As importações de Santa Catarina cresceram 1,5% no ano passado ante 2012, para R$ 14,7 bilhões. É o quinto estado que mais importa no país. Já Goiás e Espírito Santo registraram queda de 5,5% (para US$ 4,8 bilhões) e 14,5% (para US$ 74, bilhões), respectivamente, nas aquisições de mercadorias de outros países na comparação do mesmo período. De acordo com Michels, a estimativa de perda de arrecadação de Santa Catarina durante o primeiro ano após o fim da Guerra dos Portos foi confirmada: cerca de R$ 1 bilhão, mesmo com o aumento na importação de produtos. No ranking dos estados que mais importaram em 2013, Goiás e Espírito Santo estão em 9º e 13º.
A Portonave - Terminais Portuários de Navegantes não foi afetada pela chamada Guerra dos Portos. De acordo com a assessoria de imprensa da empresa, apesar do fim do benefício fiscal de Santa Catarina, o terminal registrou aumento de 18,5% nas importações em 2013. Segundo a empresa, a tendência para 2014 é que os números positivos se mantenham. A Portonave movimentou 52.550 TEUs em janeiro. As importações se destacaram com alta de 37% se comparado com o mesmo mês do ano passado. Em relação a igual período de 2013, Santa Catarina registrou um aumento de 23% nas importações – segundo dados divulgados pelo Ministério do Desenvolvimento, Indústria e Comércio Exterior (MDIC).
O secretário da Fazenda de Goiás, José Taveira, diz que a redução da alíquota dos importados e da tarifa de energia elétrica retiraram dos cofres do estado R$ 1 bilhão em 2013. “A quantia é significativa para o nosso fluxo de caixa. O governo deveria ter sensibilidade e repor as nossas perdas”, disse o secretário, em nota.
O secretário afirma, no entanto, que o estado não vai recorrer à Justiça contra as medidas. A meta, em 2014, é trabalhar para garantir o crescimento da receita com a adoção de dois novos programas, ainda em fase de estudo. “Por não ser um estado portuário como o Espírito Santo e Santa Catarina, acredito que Goiás tenha menos argumentos diante do STF”, pondera José Augusto de Castro, da AEB.
O governador do Espírito Santo, Renato Casagrande, afirma que o fim da Guerra dos Portos afetou a atividade econômica do estado, principalmente a receita dos municípios capixabas. “Somos bons para cargas especializadas, como minério de ferro (porto de Tubarão) e carvão (porto de Praia Mole), mas o porto de Vitória é precário para carga geral. Algumas empresas que operavam aqui não operam mais. Elas atuavam conosco por conta dos incentivos fiscais. Como não existe mais aquele incentivo que existia antes, algumas companhias saíram do Espírito Santo”, relata.
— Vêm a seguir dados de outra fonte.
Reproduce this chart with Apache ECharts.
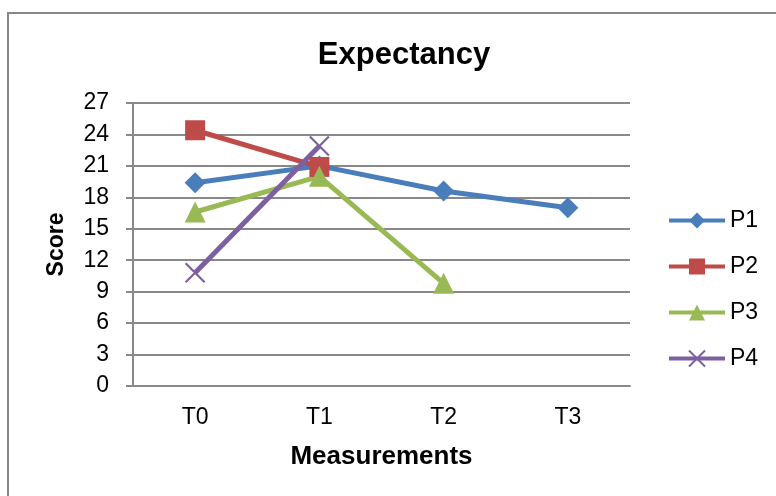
<!DOCTYPE html>
<html><head><meta charset="utf-8">
<script src="https://cdn.jsdelivr.net/npm/echarts@6/dist/echarts.min.js"></script>
<style>html,body{margin:0;padding:0;background:#fff}#c{width:776px;height:496px}</style>
</head><body><div id="c"></div>
<script>
const categories = ['T0','T1','T2','T3'];
const p1 = [19.4, 21.0, 18.6, 17.0];
const p2 = [24.4, 20.9, null, null];
const p3 = [16.6, 20.0, 9.8, null];
const p4 = [10.8, 22.9, null, null];
const yTicks = [0,3,6,9,12,15,18,21,24,27];

const chart = echarts.init(document.getElementById('c'), null, {renderer:'canvas'});
const font = 'Liberation Sans, Arial, sans-serif';
const CROSS = 'path://M0,0L10,10M10,0L0,10';
function s(name, data, color, symbol, size){
  return {name, type:'line', data, color, symbol, symbolSize:size, connectNulls:false,
    lineStyle:{width:5,color}, itemStyle:{color, borderColor:color, borderWidth: symbol===CROSS?2.2:0}};
}
chart.setOption({
  animation:false,
  backgroundColor:'#fff',
  graphic:[{type:'rect', shape:{x:8,y:13,width:800,height:520}, style:{fill:'none',stroke:'#898989',lineWidth:2}, z:-1}],
  title:{text:'Expectancy', left:399, textAlign:'center', top:35, textStyle:{fontFamily:font,fontWeight:'bold',fontSize:31,color:'#000'}},
  grid:{left:133,right:146,top:103,bottom:110},
  legend:{orient:'vertical', left:662, top:204, itemWidth:56, itemHeight:20, itemGap:23,
    lineStyle:{width:4},
    textStyle:{fontFamily:font,fontSize:23,color:'#000'}, data:['P1','P2','P3','P4']},
  xAxis:{type:'category', data:categories, boundaryGap:true, name:'Measurements', nameLocation:'middle', nameGap:58,
    nameTextStyle:{fontFamily:font,fontWeight:'bold',fontSize:26,color:'#000'},
    axisLine:{lineStyle:{color:'#898989',width:2}}, axisTick:{show:false},
    axisLabel:{fontFamily:font,fontSize:23,color:'#000',margin:20}},
  yAxis:{type:'value', min:0, max:27, interval:3, name:'Score', nameLocation:'middle', nameGap:65,
    nameTextStyle:{fontFamily:font,fontWeight:'bold',fontSize:23,color:'#000'},
    axisLine:{show:true,lineStyle:{color:'#898989',width:2}}, axisTick:{show:true,length:7,lineStyle:{color:'#898989',width:2}},
    splitLine:{lineStyle:{color:'#898989',width:2}},
    axisLabel:{fontFamily:font,fontSize:23,color:'#000',margin:24, formatter:v=>yTicks.includes(v)?String(v):''}},
  series:[
    s('P1',p1,'#4A7EBB','diamond',21),
    s('P2',p2,'#BE4B48','rect',20),
    s('P3',p3,'#98B954','triangle',21),
    s('P4',p4,'#7D60A0',CROSS,19)
  ]
});
</script></body></html>
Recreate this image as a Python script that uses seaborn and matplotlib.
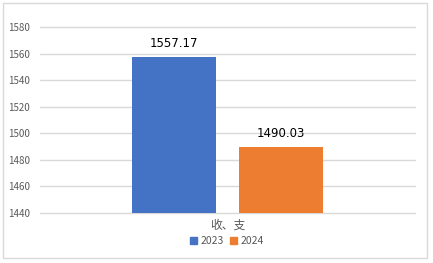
import matplotlib
matplotlib.use("Agg")
import matplotlib.pyplot as plt
import seaborn as sns
import pandas as pd
from matplotlib.patches import Rectangle

categories = ["收、支"]
years = ["2023", "2024"]
values = [1557.17, 1490.03]
yticks = [1440, 1460, 1480, 1500, 1520, 1540, 1560, 1580]
colors = ["#4472C4", "#ED7D31"]

df = pd.DataFrame({"cat": categories * len(years), "year": years, "value": values})

sns.set_style("white")
plt.rcParams['font.family'] = ['Noto Sans CJK SC', 'DejaVu Sans']

fig = plt.figure(figsize=(4.33, 2.63), dpi=100)
fig.patches.append(Rectangle((3/433, 5/263), 424/433, 255/263, transform=fig.transFigure,
                             fill=False, edgecolor="#D9D9D9", linewidth=1.0))
ax = fig.add_axes([40/433, 1 - 213/263, 375/433, (213 - 27)/263])

sns.barplot(data=df, x="cat", y="value", hue="year", palette=colors, width=0.571, gap=0.215,
            ax=ax, legend=False, saturation=1, linewidth=0)
ax.set_ylim(1440, 1580)
ax.set_xlim(-0.5, 0.5)
ax.set_yticks(yticks)
ax.yaxis.grid(False)
for t in yticks:
    ax.axhline(t, color="#D9D9D9", linewidth=1.0, zorder=0.5, clip_on=False)
for s in ["top", "right", "left", "bottom"]:
    ax.spines[s].set_visible(False)
ax.tick_params(axis="y", length=0, pad=7, labelsize=7, labelcolor="#595959")
ax.tick_params(axis="x", length=0, pad=4, labelsize=8.5, labelcolor="#595959")
ax.set_xlabel("")
ax.set_ylabel("")
for c in ax.containers:
    ax.bar_label(c, labels=[f"{v:.2f}" for v in c.datavalues], padding=5, fontsize=8.5, color="black",
                 family="DejaVu Sans")

handles = [Rectangle((0, 0), 1, 1, color=col) for col in colors]
fig.legend(handles, years, loc="center", bbox_to_anchor=(227/433, 1 - 241/263), ncol=2,
           frameon=False, fontsize=7.5, handlelength=0.7, handleheight=0.7, handletextpad=0.3,
           columnspacing=0.6, labelcolor="#595959")

fig.savefig("out.png", dpi=100)
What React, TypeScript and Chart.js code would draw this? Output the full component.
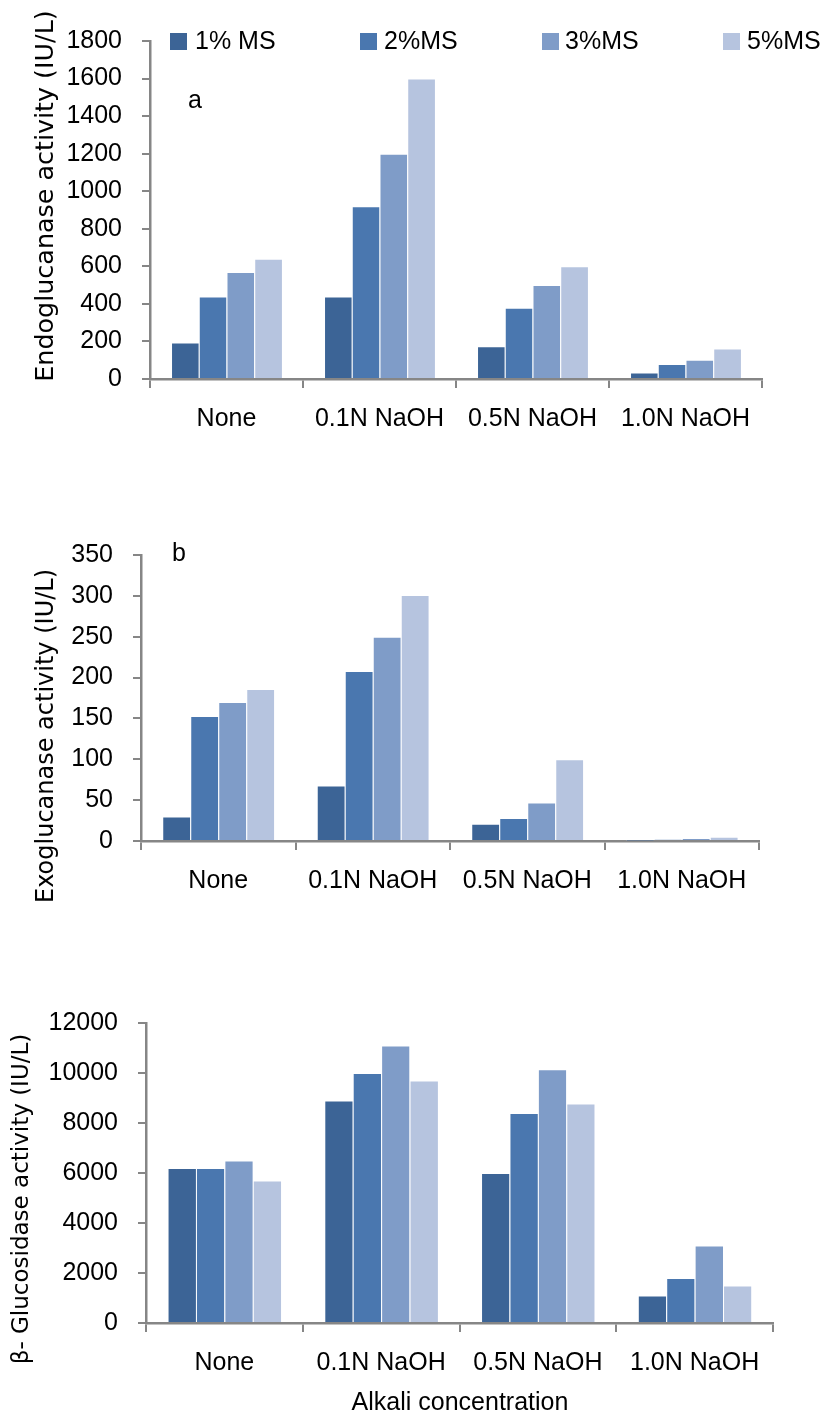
import React, { useEffect, useRef } from "react";
import { Chart, registerables } from "chart.js";

Chart.register(...registerables);

// ---------- data ----------
const categories = ["None", "0.1N NaOH", "0.5N NaOH", "1.0N NaOH"];
const seriesLabels = ["1% MS", "2%MS", "3%MS", "5%MS"];
const seriesColors = ["#3C6496", "#4A77AF", "#7F9CC8", "#B6C4DF"];

// (a) Endoglucanase activity (IU/L)
const endo1 = [195, 440, 175, 35];
const endo2 = [440, 920, 380, 80];
const endo3 = [570, 1200, 500, 102];
const endo5 = [640, 1600, 600, 162];
const endoTicks = { min: 0, max: 1800, step: 200 };

// (b) Exoglucanase activity (IU/L)
const exo1 = [30, 68, 21, 0.4];
const exo2 = [153, 208, 28, 2];
const exo3 = [170, 250, 47, 3.7];
const exo5 = [186, 301, 100, 5.3];
const exoTicks = { min: 0, max: 350, step: 50 };

// (c) beta-Glucosidase activity (IU/L)
const gluc1 = [6200, 8900, 6000, 1100];
const gluc2 = [6200, 10000, 8400, 1800];
const gluc3 = [6500, 11100, 10150, 3100];
const gluc5 = [5700, 9700, 8780, 1500];
const glucTicks = { min: 0, max: 12000, step: 2000 };

const yTitleA = "Endoglucanase activity (IU/L)";
const yTitleB = "Exoglucanase activity (IU/L)";
const yTitleC = "\u03B2- Glucosidase activity (IU/L)";
const xTitleC = "Alkali concentration";

// ---------- styling ----------
const W = 822;
const AXIS = "#868686";
const LABEL_FONT = "'Liberation Sans', Arial, sans-serif";
const TITLE_FONT = "'DejaVu Sans', Verdana, sans-serif";

type TextItem = {
  text: string;
  x: number;
  y: number;
  size: number;
  family: string;
  rotate?: boolean;
  align?: CanvasTextAlign;
};
type Swatch = { x: number; y: number; s: number; color: string };

type PanelSpec = {
  top: number;
  height: number;
  area: { left: number; top: number; right: number; bottom: number };
  series: number[][];
  ticks: { min: number; max: number; step: number };
  texts: TextItem[];
  swatches: Swatch[];
};

const overlayPlugin = {
  id: "overlayTexts",
  afterDraw(chart: any, _args: any, opts: any) {
    const ctx = chart.ctx as CanvasRenderingContext2D;
    ctx.save();
    (opts.swatches || []).forEach((sw: Swatch) => {
      ctx.fillStyle = sw.color;
      ctx.fillRect(sw.x, sw.y, sw.s, sw.s);
    });
    (opts.texts || []).forEach((t: TextItem) => {
      ctx.save();
      ctx.fillStyle = "#000";
      ctx.font = `${t.size}px ${t.family}`;
      ctx.textBaseline = "middle";
      ctx.textAlign = t.align || "center";
      ctx.translate(t.x, t.y);
      if (t.rotate) ctx.rotate(-Math.PI / 2);
      ctx.fillText(t.text, 0, 0);
      ctx.restore();
    });
    ctx.restore();
  },
};

function Panel({ spec }: { spec: PanelSpec }) {
  const ref = useRef<HTMLCanvasElement | null>(null);
  useEffect(() => {
    if (!ref.current) return;
    const { area, height } = spec;
    const chart = new Chart(ref.current, {
      type: "bar",
      data: {
        labels: categories,
        datasets: spec.series.map((vals, i) => ({
          label: seriesLabels[i],
          data: vals,
          backgroundColor: seriesColors[i],
          borderColor: "rgba(255,255,255,0.35)",
          borderWidth: { top: 1, left: 1, right: 0, bottom: 0 },
          borderSkipped: false,
          categoryPercentage: 0.725,
          barPercentage: 1.0,
        })),
      },
      options: {
        animation: false,
        responsive: false,
        maintainAspectRatio: false,
        devicePixelRatio: 1,
        layout: {
          padding: { left: 0, top: area.top, right: W - area.right, bottom: 0 },
        },
        plugins: {
          legend: { display: false },
          tooltip: { enabled: false },
          overlayTexts: { texts: spec.texts, swatches: spec.swatches },
        } as any,
        scales: {
          x: {
            grid: {
              offset: true,
              drawOnChartArea: false,
              drawTicks: true,
              tickLength: 9,
              color: AXIS,
              lineWidth: 2,
            },
            border: { display: true, color: AXIS, width: 2.5 },
            ticks: {
              color: "#000",
              font: { family: LABEL_FONT, size: 25 },
              padding: 16,
              maxRotation: 0,
              autoSkip: false,
            },
            afterFit: (s: any) => {
              s.height = height - area.bottom;
            },
          },
          y: {
            min: spec.ticks.min,
            max: spec.ticks.max,
            ticks: {
              stepSize: spec.ticks.step,
              color: "#000",
              font: { family: LABEL_FONT, size: 25 },
              padding: 20,
              callback: (v: any) => String(v),
            },
            grid: {
              drawOnChartArea: false,
              drawTicks: true,
              tickLength: 8,
              color: AXIS,
              lineWidth: 2,
            },
            border: { display: true, color: AXIS, width: 2.5 },
            afterFit: (s: any) => {
              s.width = area.left;
            },
          },
        },
      },
      plugins: [overlayPlugin],
    });
    return () => chart.destroy();
  }, [spec]);
  return (
    <canvas
      ref={ref}
      width={W}
      height={spec.height}
      style={{ position: "absolute", left: 0, top: spec.top, width: W, height: spec.height }}
    />
  );
}

const legendSwatchX = [170, 360, 542, 723];
const legendTextX = [195, 384, 565, 747];

const panels: PanelSpec[] = [
  {
    top: 0,
    height: 470,
    area: { left: 150, top: 41, right: 762, bottom: 379 },
    series: [endo1, endo2, endo3, endo5],
    ticks: endoTicks,
    texts: [
      { text: yTitleA, x: 46, y: 196, size: 25.4, family: TITLE_FONT, rotate: true },
      { text: "a", x: 195, y: 101, size: 25, family: LABEL_FONT },
      ...seriesLabels.map((l, i) => ({
        text: l,
        x: legendTextX[i],
        y: 42,
        size: 25,
        family: LABEL_FONT,
        align: "left" as CanvasTextAlign,
      })),
    ],
    swatches: seriesColors.map((c, i) => ({ x: legendSwatchX[i], y: 33, s: 17, color: c })),
  },
  {
    top: 470,
    height: 470,
    area: { left: 141, top: 85, right: 759, bottom: 371 },
    series: [exo1, exo2, exo3, exo5],
    ticks: exoTicks,
    texts: [
      { text: yTitleB, x: 47, y: 266, size: 24, family: TITLE_FONT, rotate: true },
      { text: "b", x: 179, y: 84, size: 25, family: LABEL_FONT },
    ],
    swatches: [],
  },
  {
    top: 940,
    height: 476,
    area: { left: 146, top: 83, right: 773, bottom: 383 },
    series: [gluc1, gluc2, gluc3, gluc5],
    ticks: glucTicks,
    texts: [
      { text: yTitleC, x: 22, y: 259, size: 23, family: TITLE_FONT, rotate: true },
      { text: xTitleC, x: 460, y: 463, size: 25, family: LABEL_FONT },
    ],
    swatches: [],
  },
];

export default function App() {
  return (
    <div style={{ position: "absolute", left: 0, top: 0, width: W, height: 1416, background: "#fff" }}>
      {panels.map((p, i) => (
        <Panel key={i} spec={p} />
      ))}
    </div>
  );
}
Casagrande diz que tentou negociar um período de transição com o governo federal e com o Senado, para que a aprovação da medida não afetasse tanto a economia do estado e a movimentação dos portos capixabas. Mas não obteve sucesso.
Nery Vicente Milani de Rossi, secretário de Estado de Desenvolvimento, tem uma visão um pouco diferente. Ele diz que apesar de a arrecadação do Espírito Santo ter caído na mesma proporção que a redução da alíquota, “de forma geral, a atividade econômica do estado ficou no mesmo patamar”. “O Espírito Santo perdeu dinheiro pela redução do ICMS, não por queda na atividade econômica”, avalia.
Segundo o secretário, isso ocorreu por conta do posicionamento geográfico estratégico do Espírito Santo na costa brasileira. “Serve para escoar produtos tanto para o Sudeste, Nordeste e para o Centro-Oeste. Algumas empresas pararam de movimentar cargas conosco, mas outras chegaram. As companhias que continuaram conosco perceberam que é o melhor lugar para transportar cargas. Somos ágeis em movimentar veículos, por exemplo”, destaca.
Theodorico Ferraço, presidente da Assembleia Legislativa do Espírito Santo, diz que a PRS nº 72/2010 é inconstitucional. Por esse motivo, a entidade entrou com a ADIN 4858 no STF, cujo relator é o ministro Ricardo Lewandowski. “Só estamos esperando a ação entrar na pauta de votações”, afirma o deputado. A Assembleia Legislativa de Santa Catarina não ajuizou ação semelhante. Segundo José Patrocínio da Silveira, consultor Legislativo do Senado, em 12 de abril de 2013 o Ministério Público Federal apresentou ao STF parecer pela improcedência da ADIN.
Para José Augusto de Castro, da AEB, a Guerra dos Portos pode voltar. “Se a PRS 72/10 for declarada inconstitucional, tudo que foi feito é anulado e voltamos ao passado. Tudo depende da análise jurídica do STF”, diz.